Start of Given data

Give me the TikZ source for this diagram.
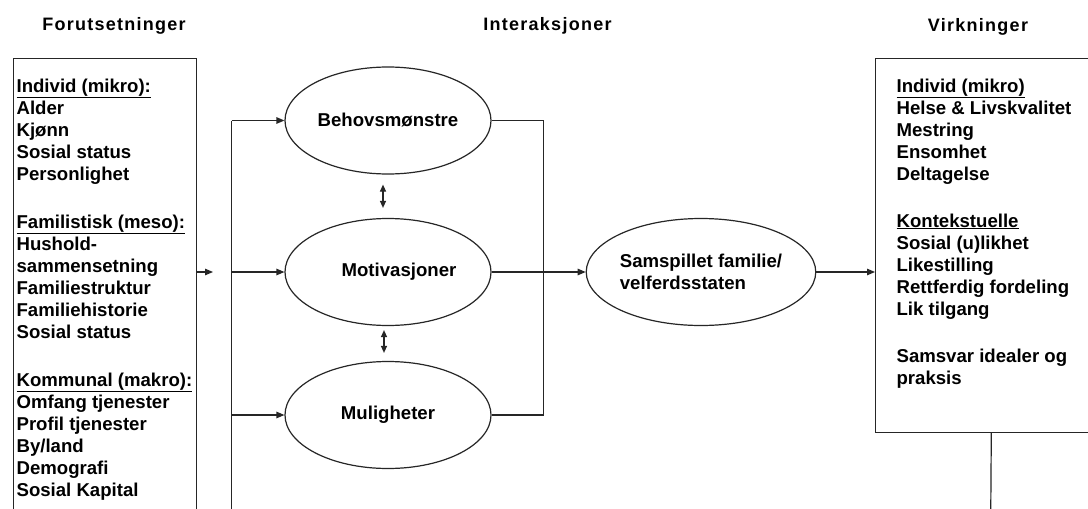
\documentclass[tikz,border=0pt]{standalone}
\usepackage{fontspec}
\setmainfont{Liberation Sans}
\newfontfamily\hdrfont[LetterSpace=7]{Liberation Sans}
\usetikzlibrary{shapes.geometric,arrows.meta}
\tikzset{
  hdr/.style={font=\hdrfont\bfseries\fontsize{18}{21}\selectfont, anchor=base, inner sep=0pt},
  txt/.style={font=\bfseries\fontsize{18.6}{22}\selectfont, align=left, inner sep=0pt, anchor=north west},
  oval/.style={draw=black!85, ellipse, minimum width=206pt, minimum height=107pt, inner sep=0pt,
    font=\bfseries\fontsize{18.6}{22}\selectfont, align=left},
  box/.style={draw=black!85, rectangle, inner sep=0pt, anchor=north west},
  ln/.style={draw=black!85},
  arr/.style={ln, -{Triangle[length=8pt,width=6.5pt]}},
  dbl/.style={ln, {Triangle[length=7pt,width=6pt]}-{Triangle[length=7pt,width=6pt]}}
}
\begin{document}
\begin{tikzpicture}[x=1pt, y=-1pt, line width=1.2pt]
\useasboundingbox (0,0) rectangle (1088,509);
\fill[white] (0,0) rectangle (1088,509);
\clip (0,0) rectangle (1088,509);

% headers
\node[hdr] (h1) at (114,30.7) {Forutsetninger};
\node[hdr] (h2) at (547.5,30.7) {Interaksjoner};
\node[hdr] (h3) at (978,31) {Virkninger};

% left box
\node[box, minimum width=182.5pt, minimum height=480pt] (lbox) at (13,58) {};
\node[txt] (ltext) at (16,78) {\underline{Individ (mikro):}\\
Alder\\
Kjønn\\
Sosial status\\
Personlighet\\[26pt]
\underline{Familistisk (meso):}\\
Hushold-\\
sammensetning\\
Familiestruktur\\
Familiehistorie\\
Sosial status\\[26pt]
\underline{Kommunal (makro):}\\
Omfang tjenester\\
Profil tjenester\\
By/land\\
Demografi\\
Sosial Kapital};

% right box
\node[box, minimum width=231.4pt, minimum height=374pt] (rbox) at (875,58) {};
\node[txt] (rtext) at (896,78) {\underline{Individ (mikro)}\\
Helse \& Livskvalitet\\
Mestring\\
Ensomhet\\
Deltagelse\\[25pt]
\underline{Kontekstuelle}\\
Sosial (u)likhet\\
Likestilling\\
Rettferdig fordeling\\
Lik tilgang\\[25pt]
Samsvar idealer og\\
praksis};

% ellipses
\node[oval] (beh) at (388,120.5) {Behovsmønstre};
\node[oval] (mot) at (388,272) {\hspace*{22pt}Motivasjoner};
\node[oval] (mul) at (388,415) {Muligheter};
\node[oval] (sam) at (701,272) {Samspillet familie/\\velferdsstaten};

% left stub arrow
\coordinate (stub) at (213,272);
\draw[arr] (lbox.east |- mot.west) -- (stub);

% distribution bus
\coordinate (busTop) at (231.7,120.5);
\coordinate (busBot) at (231.7,520);
\draw[ln] (busBot) -- (busTop);
\draw[arr] (busTop) -- (beh.west);
\draw[arr] (busTop |- mot.west) -- (mot.west);
\draw[arr] (busTop |- mul.west) -- (mul.west);

% double arrows
\draw[dbl, shorten <=10pt, shorten >=10pt] ([xshift=-5pt]beh.south) -- ([xshift=-5pt]mot.north);
\draw[dbl, shorten <=4pt, shorten >=8pt] ([xshift=-4pt]mot.south) -- ([xshift=-4pt]mul.north);

% collector on the right
\coordinate (rbus) at (543.3,272);
\draw[ln] (beh.east) -| (rbus) |- (mul.east);
\draw[arr] (mot.east) -- (sam.west);
\draw[arr] (sam.east) -- (rbox.west |- sam.east);

% line down from right box
\coordinate (rbot) at (990.7,520);
\draw[ln] (rbox.south) -- (rbot);
\end{tikzpicture}
\end{document}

End of Given data

Stated exercise: Take the listing above and print it exactly, apart from the pictures.

Output below:
Give me the TikZ source for this diagram.
\documentclass[tikz,border=0pt]{standalone}
\usepackage{fontspec}
\setmainfont{Liberation Sans}
\newfontfamily\hdrfont[LetterSpace=7]{Liberation Sans}
\usetikzlibrary{shapes.geometric,arrows.meta}
\tikzset{
  hdr/.style={font=\hdrfont\bfseries\fontsize{18}{21}\selectfont, anchor=base, inner sep=0pt},
  txt/.style={font=\bfseries\fontsize{18.6}{22}\selectfont, align=left, inner sep=0pt, anchor=north west},
  oval/.style={draw=black!85, ellipse, minimum width=206pt, minimum height=107pt, inner sep=0pt,
    font=\bfseries\fontsize{18.6}{22}\selectfont, align=left},
  box/.style={draw=black!85, rectangle, inner sep=0pt, anchor=north west},
  ln/.style={draw=black!85},
  arr/.style={ln, -{Triangle[length=8pt,width=6.5pt]}},
  dbl/.style={ln, {Triangle[length=7pt,width=6pt]}-{Triangle[length=7pt,width=6pt]}}
}
\begin{document}
\begin{tikzpicture}[x=1pt, y=-1pt, line width=1.2pt]
\useasboundingbox (0,0) rectangle (1088,509);
\fill[white] (0,0) rectangle (1088,509);
\clip (0,0) rectangle (1088,509);

% headers
\node[hdr] (h1) at (114,30.7) {Forutsetninger};
\node[hdr] (h2) at (547.5,30.7) {Interaksjoner};
\node[hdr] (h3) at (978,31) {Virkninger};

% left box
\node[box, minimum width=182.5pt, minimum height=480pt] (lbox) at (13,58) {};
\node[txt] (ltext) at (16,78) {\underline{Individ (mikro):}\\
Alder\\
Kjønn\\
Sosial status\\
Personlighet\\[26pt]
\underline{Familistisk (meso):}\\
Hushold-\\
sammensetning\\
Familiestruktur\\
Familiehistorie\\
Sosial status\\[26pt]
\underline{Kommunal (makro):}\\
Omfang tjenester\\
Profil tjenester\\
By/land\\
Demografi\\
Sosial Kapital};

% right box
\node[box, minimum width=231.4pt, minimum height=374pt] (rbox) at (875,58) {};
\node[txt] (rtext) at (896,78) {\underline{Individ (mikro)}\\
Helse \& Livskvalitet\\
Mestring\\
Ensomhet\\
Deltagelse\\[25pt]
\underline{Kontekstuelle}\\
Sosial (u)likhet\\
Likestilling\\
Rettferdig fordeling\\
Lik tilgang\\[25pt]
Samsvar idealer og\\
praksis};

% ellipses
\node[oval] (beh) at (388,120.5) {Behovsmønstre};
\node[oval] (mot) at (388,272) {\hspace*{22pt}Motivasjoner};
\node[oval] (mul) at (388,415) {Muligheter};
\node[oval] (sam) at (701,272) {Samspillet familie/\\velferdsstaten};

% left stub arrow
\coordinate (stub) at (213,272);
\draw[arr] (lbox.east |- mot.west) -- (stub);

% distribution bus
\coordinate (busTop) at (231.7,120.5);
\coordinate (busBot) at (231.7,520);
\draw[ln] (busBot) -- (busTop);
\draw[arr] (busTop) -- (beh.west);
\draw[arr] (busTop |- mot.west) -- (mot.west);
\draw[arr] (busTop |- mul.west) -- (mul.west);

% double arrows
\draw[dbl, shorten <=10pt, shorten >=10pt] ([xshift=-5pt]beh.south) -- ([xshift=-5pt]mot.north);
\draw[dbl, shorten <=4pt, shorten >=8pt] ([xshift=-4pt]mot.south) -- ([xshift=-4pt]mul.north);

% collector on the right
\coordinate (rbus) at (543.3,272);
\draw[ln] (beh.east) -| (rbus) |- (mul.east);
\draw[arr] (mot.east) -- (sam.west);
\draw[arr] (sam.east) -- (rbox.west |- sam.east);

% line down from right box
\coordinate (rbot) at (990.7,520);
\draw[ln] (rbox.south) -- (rbot);
\end{tikzpicture}
\end{document}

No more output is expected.